■ Entries with chart source code ■
------------------------------------

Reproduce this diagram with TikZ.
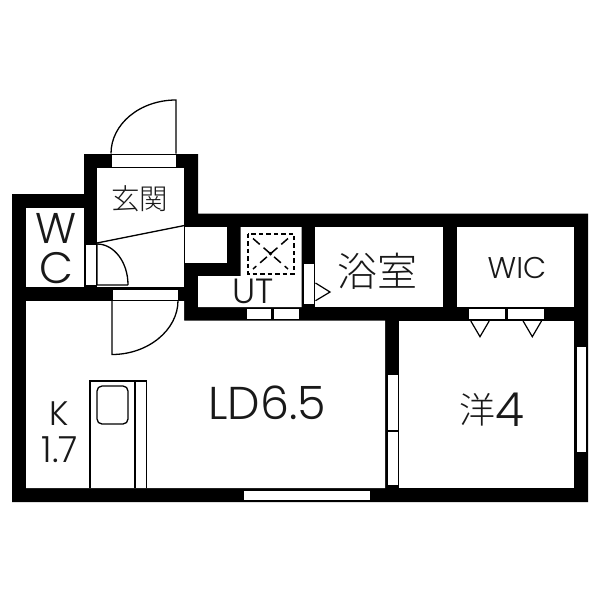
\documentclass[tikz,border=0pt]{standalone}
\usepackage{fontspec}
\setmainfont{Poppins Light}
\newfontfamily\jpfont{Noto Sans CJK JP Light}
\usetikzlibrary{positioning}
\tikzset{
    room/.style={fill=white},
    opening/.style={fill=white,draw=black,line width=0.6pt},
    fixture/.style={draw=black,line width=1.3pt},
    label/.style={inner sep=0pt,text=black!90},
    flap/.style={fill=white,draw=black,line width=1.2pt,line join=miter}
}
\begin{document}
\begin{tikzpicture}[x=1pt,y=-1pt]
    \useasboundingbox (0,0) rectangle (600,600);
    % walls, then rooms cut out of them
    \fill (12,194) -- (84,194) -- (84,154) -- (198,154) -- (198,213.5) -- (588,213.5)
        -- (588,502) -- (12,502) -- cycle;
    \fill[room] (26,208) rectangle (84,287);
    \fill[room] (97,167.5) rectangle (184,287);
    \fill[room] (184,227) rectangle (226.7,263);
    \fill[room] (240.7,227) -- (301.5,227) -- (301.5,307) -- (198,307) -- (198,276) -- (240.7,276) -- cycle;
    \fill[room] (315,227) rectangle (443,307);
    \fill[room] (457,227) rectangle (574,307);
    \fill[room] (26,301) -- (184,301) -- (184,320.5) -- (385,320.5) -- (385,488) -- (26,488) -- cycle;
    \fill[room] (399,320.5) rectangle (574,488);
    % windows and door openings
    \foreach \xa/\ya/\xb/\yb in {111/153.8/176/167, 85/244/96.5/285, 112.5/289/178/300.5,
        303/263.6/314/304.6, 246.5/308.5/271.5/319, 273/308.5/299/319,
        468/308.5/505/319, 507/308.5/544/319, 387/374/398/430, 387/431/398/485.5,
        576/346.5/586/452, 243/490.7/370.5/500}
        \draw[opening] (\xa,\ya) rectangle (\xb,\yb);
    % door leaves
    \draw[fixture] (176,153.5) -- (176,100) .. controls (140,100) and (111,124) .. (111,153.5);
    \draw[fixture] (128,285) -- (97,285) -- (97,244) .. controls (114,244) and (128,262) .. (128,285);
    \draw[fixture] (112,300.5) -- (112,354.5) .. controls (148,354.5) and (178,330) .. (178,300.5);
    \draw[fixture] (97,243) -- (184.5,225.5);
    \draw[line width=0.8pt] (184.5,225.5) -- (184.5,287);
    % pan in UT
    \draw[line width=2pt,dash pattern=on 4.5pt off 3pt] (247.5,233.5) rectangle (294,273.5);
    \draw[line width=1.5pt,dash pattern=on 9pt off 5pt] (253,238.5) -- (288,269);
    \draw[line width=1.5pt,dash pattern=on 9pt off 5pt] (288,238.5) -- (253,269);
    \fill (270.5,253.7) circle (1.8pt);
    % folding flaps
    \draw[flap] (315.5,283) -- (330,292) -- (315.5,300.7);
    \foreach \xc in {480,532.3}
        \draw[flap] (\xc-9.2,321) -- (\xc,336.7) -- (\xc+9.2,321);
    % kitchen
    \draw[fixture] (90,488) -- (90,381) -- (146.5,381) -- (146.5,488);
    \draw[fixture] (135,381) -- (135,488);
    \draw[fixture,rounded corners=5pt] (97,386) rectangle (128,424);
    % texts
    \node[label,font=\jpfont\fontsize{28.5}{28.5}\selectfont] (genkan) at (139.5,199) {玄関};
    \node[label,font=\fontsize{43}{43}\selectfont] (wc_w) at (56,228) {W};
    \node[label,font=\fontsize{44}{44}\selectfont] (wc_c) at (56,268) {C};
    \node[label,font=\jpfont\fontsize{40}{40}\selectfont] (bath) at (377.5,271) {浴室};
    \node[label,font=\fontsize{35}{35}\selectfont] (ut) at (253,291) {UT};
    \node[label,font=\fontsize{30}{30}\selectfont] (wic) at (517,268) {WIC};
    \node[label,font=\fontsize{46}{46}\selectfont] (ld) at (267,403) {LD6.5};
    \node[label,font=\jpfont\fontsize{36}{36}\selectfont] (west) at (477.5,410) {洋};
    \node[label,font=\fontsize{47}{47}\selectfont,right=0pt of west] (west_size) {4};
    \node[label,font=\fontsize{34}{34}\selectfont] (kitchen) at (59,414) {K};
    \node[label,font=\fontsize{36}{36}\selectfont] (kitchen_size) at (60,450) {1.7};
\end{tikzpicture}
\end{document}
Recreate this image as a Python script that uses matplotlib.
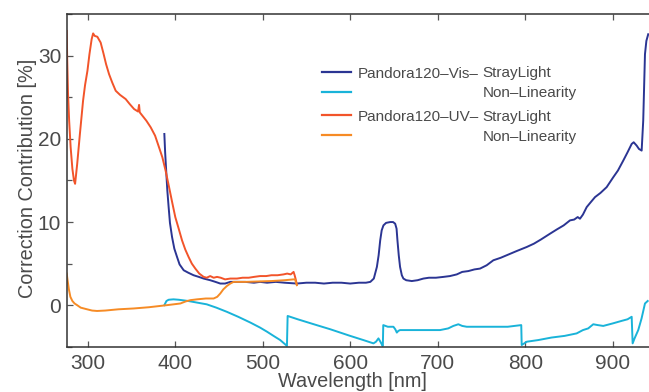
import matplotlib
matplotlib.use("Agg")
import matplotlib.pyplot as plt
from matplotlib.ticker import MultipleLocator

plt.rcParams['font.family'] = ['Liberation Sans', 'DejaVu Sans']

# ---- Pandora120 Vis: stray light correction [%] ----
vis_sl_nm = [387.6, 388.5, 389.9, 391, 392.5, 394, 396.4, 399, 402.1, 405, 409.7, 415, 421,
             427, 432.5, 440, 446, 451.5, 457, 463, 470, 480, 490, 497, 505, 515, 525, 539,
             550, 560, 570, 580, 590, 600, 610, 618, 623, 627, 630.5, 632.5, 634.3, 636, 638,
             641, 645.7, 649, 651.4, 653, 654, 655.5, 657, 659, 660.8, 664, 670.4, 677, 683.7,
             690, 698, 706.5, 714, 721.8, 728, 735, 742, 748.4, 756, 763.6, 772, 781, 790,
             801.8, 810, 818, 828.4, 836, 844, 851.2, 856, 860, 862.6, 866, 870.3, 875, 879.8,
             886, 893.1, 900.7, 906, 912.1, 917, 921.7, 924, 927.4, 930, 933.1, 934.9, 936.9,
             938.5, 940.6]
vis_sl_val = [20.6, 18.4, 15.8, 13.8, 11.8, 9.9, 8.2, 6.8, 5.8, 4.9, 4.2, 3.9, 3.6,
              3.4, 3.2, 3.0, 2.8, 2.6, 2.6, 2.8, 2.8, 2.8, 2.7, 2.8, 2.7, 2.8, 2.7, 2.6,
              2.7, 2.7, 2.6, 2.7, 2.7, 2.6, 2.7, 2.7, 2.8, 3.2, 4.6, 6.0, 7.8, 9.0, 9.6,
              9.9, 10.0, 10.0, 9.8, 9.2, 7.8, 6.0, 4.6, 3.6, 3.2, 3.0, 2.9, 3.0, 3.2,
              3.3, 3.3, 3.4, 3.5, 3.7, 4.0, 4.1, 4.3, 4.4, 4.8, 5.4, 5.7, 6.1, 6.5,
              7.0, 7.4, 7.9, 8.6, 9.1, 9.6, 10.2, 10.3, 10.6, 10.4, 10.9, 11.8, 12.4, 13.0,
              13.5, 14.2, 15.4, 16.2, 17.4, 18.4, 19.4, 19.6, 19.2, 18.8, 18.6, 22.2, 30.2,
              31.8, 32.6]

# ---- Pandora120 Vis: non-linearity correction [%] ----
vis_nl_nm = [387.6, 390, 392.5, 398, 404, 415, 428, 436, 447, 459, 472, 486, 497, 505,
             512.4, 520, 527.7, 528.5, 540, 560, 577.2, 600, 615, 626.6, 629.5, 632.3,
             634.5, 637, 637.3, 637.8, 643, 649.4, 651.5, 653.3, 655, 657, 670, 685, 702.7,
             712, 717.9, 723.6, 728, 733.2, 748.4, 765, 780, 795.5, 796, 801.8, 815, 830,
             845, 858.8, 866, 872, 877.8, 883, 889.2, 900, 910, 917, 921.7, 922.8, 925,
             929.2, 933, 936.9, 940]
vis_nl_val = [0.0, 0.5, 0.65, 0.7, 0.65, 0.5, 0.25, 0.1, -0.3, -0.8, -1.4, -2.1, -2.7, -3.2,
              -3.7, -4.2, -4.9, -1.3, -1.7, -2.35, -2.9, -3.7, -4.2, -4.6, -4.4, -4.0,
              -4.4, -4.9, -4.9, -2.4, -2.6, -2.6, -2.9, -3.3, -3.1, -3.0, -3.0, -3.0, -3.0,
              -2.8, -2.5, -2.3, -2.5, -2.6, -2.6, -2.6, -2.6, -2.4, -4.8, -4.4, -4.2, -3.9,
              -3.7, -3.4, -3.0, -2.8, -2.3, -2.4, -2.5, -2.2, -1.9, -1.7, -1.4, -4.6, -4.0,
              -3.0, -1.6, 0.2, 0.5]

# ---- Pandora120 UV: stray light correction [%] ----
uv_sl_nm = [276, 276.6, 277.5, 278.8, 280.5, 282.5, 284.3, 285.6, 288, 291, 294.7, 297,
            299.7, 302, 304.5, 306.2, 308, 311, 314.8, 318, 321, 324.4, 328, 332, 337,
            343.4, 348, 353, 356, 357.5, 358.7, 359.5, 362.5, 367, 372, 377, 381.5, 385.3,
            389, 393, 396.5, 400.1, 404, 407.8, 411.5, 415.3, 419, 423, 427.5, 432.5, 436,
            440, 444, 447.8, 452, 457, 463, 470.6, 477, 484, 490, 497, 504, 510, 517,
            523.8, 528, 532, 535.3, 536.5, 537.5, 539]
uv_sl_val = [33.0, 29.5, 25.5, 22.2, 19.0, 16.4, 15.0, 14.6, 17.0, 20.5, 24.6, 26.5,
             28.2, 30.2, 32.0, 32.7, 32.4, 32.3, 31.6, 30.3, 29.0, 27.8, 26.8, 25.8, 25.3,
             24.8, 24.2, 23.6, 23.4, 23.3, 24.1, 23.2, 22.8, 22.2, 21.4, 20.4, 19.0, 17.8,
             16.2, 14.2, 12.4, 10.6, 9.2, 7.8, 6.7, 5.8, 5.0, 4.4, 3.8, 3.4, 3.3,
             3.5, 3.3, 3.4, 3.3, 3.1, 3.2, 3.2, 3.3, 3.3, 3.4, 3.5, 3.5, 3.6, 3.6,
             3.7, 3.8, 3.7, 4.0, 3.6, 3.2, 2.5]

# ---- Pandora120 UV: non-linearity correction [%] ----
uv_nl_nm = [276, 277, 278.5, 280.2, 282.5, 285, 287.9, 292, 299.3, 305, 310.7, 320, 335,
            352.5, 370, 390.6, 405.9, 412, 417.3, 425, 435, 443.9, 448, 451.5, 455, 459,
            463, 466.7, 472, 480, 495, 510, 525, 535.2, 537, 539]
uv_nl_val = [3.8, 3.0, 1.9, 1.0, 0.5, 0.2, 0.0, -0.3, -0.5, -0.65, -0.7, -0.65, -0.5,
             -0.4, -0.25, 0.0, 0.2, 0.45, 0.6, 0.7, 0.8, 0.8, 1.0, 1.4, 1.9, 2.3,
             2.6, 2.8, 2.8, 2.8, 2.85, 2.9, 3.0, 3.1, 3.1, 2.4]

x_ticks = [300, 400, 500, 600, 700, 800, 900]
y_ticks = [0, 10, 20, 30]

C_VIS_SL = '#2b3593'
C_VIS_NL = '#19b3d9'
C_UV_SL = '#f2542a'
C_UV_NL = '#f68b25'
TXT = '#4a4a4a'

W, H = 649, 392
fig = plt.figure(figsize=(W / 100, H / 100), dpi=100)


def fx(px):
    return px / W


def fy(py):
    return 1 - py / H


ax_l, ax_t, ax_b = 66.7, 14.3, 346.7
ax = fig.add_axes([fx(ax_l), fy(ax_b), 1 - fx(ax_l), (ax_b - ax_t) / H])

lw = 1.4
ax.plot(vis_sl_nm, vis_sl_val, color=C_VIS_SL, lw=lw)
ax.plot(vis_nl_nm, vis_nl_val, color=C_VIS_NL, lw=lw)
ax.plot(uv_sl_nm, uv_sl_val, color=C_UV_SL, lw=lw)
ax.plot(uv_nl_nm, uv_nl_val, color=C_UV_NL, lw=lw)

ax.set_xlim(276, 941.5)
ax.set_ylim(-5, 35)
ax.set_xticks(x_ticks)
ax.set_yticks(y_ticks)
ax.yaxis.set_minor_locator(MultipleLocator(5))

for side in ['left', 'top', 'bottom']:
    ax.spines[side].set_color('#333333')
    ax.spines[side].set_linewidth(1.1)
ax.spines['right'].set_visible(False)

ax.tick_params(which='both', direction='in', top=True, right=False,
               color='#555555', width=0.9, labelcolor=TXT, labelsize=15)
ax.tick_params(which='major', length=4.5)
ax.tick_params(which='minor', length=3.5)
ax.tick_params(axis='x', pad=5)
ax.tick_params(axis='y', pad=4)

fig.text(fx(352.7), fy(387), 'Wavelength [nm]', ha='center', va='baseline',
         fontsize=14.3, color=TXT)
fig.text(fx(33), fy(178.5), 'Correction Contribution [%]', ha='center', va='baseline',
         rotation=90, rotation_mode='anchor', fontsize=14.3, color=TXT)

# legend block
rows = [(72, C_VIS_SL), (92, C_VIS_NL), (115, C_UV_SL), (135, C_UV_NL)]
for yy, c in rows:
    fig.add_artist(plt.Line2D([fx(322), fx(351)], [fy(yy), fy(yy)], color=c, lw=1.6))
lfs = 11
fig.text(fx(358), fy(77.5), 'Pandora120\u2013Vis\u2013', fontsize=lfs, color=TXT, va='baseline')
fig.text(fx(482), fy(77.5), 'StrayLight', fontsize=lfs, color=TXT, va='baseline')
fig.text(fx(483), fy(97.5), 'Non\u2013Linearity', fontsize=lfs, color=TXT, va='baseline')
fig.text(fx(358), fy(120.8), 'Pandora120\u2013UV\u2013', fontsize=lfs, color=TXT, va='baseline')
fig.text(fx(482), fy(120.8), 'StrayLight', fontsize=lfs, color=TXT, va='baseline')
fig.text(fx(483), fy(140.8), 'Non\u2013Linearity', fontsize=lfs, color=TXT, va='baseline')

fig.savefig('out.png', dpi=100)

------------------------------------

■ What is expected ■
The first line to copy holds "Recreate this image", and the last holds "plt.rcParams['font.family'] = ['Liberation". Copy them and the lines between exactly, leaving out pictures.

■ Task answer ■
Recreate this image as a Python script that uses matplotlib.
import matplotlib
matplotlib.use("Agg")
import matplotlib.pyplot as plt
from matplotlib.ticker import MultipleLocator

plt.rcParams['font.family'] = ['Liberation Sans', 'DejaVu Sans']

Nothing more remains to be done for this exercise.